┏━━

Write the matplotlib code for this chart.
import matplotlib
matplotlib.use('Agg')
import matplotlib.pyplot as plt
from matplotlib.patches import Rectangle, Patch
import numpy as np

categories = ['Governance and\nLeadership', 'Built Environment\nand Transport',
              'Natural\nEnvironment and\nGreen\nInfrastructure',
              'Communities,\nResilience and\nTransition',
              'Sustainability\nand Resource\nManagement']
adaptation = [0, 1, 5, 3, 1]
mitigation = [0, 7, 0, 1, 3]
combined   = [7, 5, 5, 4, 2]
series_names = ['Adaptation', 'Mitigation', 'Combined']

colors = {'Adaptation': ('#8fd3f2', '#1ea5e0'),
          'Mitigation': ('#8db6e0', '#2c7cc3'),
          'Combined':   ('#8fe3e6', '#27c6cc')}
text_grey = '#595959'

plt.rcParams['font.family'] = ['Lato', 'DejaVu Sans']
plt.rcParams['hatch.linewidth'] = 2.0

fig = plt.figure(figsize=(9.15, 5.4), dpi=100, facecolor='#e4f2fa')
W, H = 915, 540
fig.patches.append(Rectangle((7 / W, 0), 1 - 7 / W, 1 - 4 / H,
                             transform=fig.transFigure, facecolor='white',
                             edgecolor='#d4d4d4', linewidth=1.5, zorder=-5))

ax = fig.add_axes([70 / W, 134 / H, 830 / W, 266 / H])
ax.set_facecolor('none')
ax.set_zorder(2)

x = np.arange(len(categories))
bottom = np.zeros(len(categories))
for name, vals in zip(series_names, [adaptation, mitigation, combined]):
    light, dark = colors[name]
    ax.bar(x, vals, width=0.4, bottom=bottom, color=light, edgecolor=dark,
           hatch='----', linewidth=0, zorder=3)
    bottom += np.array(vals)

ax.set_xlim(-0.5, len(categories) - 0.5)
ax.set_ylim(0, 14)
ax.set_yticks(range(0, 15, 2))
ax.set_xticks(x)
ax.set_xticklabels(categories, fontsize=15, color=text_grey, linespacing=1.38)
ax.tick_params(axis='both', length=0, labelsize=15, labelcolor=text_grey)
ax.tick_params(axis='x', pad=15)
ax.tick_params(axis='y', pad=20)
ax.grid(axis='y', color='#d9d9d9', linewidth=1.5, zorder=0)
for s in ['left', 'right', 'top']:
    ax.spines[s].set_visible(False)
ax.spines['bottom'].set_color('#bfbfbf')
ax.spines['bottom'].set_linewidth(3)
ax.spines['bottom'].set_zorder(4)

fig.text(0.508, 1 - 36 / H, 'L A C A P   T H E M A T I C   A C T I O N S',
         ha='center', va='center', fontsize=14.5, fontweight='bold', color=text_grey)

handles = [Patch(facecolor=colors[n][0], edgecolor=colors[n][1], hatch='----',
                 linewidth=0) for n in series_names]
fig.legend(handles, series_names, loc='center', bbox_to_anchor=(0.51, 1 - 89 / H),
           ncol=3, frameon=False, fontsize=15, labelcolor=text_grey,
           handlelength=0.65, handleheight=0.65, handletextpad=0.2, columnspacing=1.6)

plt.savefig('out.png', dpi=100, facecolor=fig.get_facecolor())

┗━━

## TASK DIRECTIONS
Using the material above, gather every line that includes "matplotlib".

## SOLVED PROBLEM
Write the matplotlib code for this chart.
import matplotlib
matplotlib.use('Agg')
import matplotlib.pyplot as plt
from matplotlib.patches import Rectangle, Patch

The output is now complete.